* _Work required_: Leaving out every picture, retype the lines below from the top through the one that contains "TICK = '#4a4a4a'".

* _Supplied information_:
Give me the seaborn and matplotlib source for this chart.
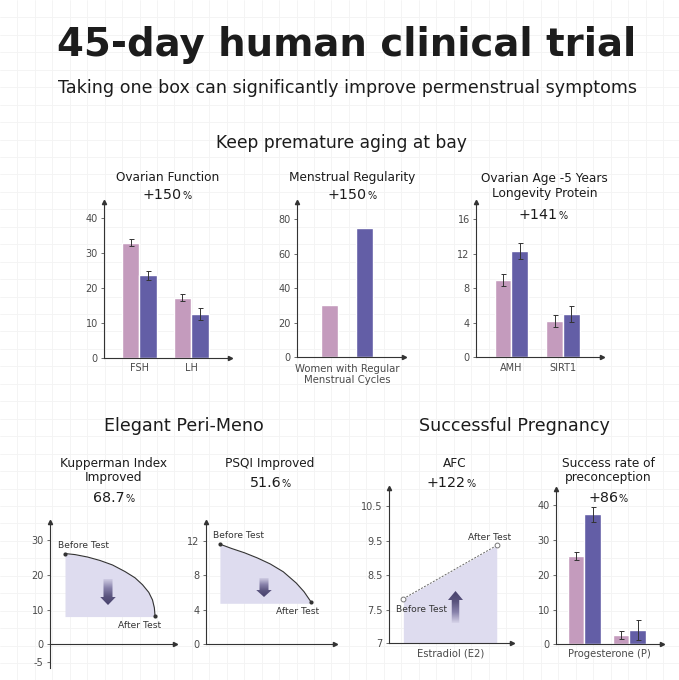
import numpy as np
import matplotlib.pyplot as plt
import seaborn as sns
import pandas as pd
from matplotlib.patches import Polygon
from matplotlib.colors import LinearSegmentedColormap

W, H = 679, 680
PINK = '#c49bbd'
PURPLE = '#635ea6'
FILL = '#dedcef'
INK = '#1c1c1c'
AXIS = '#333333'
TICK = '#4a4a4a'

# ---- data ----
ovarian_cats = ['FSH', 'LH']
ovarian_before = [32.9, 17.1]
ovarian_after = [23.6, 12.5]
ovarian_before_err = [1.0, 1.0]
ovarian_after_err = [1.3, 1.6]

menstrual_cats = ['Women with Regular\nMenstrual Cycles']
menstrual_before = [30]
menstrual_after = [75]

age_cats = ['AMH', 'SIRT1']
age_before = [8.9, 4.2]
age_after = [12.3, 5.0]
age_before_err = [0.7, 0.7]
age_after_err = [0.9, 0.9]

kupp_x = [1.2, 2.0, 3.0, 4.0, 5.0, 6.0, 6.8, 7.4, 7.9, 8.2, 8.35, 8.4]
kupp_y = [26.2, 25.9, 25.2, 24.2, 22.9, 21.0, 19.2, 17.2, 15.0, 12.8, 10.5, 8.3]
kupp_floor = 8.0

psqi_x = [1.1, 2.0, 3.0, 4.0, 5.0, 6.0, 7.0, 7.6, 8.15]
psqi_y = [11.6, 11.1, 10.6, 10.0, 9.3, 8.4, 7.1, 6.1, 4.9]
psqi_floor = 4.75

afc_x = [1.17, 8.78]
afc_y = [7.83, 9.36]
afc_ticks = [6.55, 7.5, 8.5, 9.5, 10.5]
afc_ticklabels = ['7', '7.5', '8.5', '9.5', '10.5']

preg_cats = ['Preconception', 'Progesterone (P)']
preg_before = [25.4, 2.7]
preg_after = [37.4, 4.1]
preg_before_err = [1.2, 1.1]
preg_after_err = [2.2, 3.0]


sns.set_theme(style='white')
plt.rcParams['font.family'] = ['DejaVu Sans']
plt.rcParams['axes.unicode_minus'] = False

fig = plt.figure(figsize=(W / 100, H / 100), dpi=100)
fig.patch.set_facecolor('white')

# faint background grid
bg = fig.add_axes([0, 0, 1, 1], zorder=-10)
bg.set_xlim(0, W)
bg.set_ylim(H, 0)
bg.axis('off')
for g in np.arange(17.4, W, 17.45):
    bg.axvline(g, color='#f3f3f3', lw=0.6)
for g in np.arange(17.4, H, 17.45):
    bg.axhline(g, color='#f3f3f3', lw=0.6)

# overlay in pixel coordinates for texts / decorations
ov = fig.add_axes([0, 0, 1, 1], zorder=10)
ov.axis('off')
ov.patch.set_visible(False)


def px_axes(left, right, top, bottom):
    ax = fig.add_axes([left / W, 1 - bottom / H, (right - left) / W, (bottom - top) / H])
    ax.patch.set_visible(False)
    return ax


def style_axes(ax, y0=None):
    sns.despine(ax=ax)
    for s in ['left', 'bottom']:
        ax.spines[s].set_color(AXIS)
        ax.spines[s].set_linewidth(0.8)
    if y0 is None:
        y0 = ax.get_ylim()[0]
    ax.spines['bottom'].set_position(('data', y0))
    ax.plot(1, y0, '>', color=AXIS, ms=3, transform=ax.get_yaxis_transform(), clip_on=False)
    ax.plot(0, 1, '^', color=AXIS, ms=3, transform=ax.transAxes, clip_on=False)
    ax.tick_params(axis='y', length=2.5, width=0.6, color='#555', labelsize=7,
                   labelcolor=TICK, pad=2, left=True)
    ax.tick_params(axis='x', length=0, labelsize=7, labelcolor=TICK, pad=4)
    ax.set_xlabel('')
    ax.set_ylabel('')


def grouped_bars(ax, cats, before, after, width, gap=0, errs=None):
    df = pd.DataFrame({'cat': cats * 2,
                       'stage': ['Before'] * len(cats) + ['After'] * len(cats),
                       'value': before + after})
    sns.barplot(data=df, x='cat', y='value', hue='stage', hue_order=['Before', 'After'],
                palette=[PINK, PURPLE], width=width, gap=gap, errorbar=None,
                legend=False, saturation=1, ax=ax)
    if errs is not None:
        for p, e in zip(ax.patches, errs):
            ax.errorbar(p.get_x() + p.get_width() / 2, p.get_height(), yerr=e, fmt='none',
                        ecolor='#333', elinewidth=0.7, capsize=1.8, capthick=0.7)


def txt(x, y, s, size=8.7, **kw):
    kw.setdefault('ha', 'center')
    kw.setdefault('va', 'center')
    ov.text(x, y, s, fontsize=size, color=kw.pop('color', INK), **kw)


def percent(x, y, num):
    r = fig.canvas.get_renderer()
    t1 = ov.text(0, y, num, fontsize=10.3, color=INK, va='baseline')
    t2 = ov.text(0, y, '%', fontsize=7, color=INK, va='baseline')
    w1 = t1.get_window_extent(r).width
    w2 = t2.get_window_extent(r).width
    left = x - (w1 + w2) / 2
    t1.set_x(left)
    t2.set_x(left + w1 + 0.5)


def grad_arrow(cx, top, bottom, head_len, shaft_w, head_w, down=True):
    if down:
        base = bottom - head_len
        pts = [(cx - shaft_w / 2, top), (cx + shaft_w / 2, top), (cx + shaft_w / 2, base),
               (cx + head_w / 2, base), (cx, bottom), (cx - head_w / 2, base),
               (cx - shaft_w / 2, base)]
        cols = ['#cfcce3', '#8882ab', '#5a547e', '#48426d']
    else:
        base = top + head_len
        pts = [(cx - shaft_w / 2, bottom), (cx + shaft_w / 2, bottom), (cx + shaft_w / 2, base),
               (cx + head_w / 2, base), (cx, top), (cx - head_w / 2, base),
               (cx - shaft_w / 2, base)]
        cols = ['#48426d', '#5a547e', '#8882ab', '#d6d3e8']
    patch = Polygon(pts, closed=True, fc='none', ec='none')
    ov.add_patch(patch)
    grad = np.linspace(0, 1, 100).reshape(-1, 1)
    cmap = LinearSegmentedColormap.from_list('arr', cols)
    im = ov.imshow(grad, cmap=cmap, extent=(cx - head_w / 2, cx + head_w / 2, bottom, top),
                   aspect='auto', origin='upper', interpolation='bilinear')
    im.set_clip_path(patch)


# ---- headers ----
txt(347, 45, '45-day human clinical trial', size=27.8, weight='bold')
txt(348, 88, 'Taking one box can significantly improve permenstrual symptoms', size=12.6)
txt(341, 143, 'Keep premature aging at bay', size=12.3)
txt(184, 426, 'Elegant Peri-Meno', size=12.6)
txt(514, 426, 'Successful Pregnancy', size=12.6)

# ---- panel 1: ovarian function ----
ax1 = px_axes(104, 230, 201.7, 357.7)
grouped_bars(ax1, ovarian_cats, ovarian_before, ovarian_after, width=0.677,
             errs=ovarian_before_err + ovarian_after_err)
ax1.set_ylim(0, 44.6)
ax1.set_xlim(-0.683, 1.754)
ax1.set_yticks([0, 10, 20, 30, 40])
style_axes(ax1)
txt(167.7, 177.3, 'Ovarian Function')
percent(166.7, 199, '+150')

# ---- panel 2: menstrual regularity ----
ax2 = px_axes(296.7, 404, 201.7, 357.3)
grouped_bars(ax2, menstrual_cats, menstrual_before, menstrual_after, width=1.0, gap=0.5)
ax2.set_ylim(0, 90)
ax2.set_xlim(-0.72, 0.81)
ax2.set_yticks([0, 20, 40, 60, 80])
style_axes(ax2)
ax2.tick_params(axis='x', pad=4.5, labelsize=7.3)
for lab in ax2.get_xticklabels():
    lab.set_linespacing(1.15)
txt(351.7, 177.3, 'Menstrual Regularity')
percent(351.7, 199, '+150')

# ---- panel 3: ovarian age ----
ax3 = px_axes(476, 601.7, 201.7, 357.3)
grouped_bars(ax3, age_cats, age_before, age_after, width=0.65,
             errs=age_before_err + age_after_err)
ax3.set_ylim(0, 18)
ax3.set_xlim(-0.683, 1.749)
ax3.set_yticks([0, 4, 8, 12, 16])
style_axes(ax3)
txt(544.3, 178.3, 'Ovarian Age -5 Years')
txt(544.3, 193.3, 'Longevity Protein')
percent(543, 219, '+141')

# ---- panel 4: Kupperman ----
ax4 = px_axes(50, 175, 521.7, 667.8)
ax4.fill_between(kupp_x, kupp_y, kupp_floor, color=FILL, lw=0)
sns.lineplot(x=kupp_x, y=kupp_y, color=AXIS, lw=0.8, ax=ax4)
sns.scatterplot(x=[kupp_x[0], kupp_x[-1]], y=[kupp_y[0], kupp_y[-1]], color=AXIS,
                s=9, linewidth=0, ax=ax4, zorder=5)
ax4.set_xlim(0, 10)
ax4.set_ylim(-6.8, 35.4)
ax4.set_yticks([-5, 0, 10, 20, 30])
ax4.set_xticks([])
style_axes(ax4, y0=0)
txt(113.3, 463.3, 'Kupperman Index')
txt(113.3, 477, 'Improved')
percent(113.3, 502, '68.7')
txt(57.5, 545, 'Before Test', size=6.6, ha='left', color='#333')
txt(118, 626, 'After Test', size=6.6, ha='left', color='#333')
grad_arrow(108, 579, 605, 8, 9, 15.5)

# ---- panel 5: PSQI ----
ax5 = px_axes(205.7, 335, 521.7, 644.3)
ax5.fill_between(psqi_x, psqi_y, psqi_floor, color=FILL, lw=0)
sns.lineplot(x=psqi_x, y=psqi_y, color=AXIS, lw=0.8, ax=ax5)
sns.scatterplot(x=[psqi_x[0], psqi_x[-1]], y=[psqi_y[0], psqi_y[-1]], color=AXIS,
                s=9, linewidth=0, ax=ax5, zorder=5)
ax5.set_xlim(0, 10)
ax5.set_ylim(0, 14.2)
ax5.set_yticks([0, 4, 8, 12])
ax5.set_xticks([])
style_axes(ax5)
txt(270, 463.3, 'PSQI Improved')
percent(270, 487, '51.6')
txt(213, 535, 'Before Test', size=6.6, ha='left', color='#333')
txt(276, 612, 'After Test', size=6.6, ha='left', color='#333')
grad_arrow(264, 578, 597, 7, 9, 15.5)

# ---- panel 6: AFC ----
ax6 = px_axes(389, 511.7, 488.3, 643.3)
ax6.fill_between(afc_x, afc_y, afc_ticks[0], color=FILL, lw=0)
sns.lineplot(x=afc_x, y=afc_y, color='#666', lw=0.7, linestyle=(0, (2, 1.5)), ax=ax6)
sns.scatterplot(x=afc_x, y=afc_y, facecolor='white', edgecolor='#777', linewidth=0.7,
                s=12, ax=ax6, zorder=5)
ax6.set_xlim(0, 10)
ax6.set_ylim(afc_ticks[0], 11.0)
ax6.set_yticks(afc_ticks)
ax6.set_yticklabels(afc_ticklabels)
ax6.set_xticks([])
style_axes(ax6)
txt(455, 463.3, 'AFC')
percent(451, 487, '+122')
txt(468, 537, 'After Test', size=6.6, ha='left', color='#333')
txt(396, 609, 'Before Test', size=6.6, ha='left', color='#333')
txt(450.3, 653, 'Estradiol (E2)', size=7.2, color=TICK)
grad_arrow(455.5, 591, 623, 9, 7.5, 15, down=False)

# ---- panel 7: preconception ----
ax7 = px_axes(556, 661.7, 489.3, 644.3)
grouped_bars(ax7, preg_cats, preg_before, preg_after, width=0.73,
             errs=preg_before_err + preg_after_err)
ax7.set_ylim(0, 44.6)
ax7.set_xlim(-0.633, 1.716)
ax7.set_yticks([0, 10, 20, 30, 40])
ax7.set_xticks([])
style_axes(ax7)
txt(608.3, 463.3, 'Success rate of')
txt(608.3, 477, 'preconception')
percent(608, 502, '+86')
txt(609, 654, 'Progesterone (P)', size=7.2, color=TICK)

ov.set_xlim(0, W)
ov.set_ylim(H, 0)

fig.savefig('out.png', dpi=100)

* _Full solution_:
Give me the seaborn and matplotlib source for this chart.
import numpy as np
import matplotlib.pyplot as plt
import seaborn as sns
import pandas as pd
from matplotlib.patches import Polygon
from matplotlib.colors import LinearSegmentedColormap

W, H = 679, 680
PINK = '#c49bbd'
PURPLE = '#635ea6'
FILL = '#dedcef'
INK = '#1c1c1c'
AXIS = '#333333'
TICK = '#4a4a4a'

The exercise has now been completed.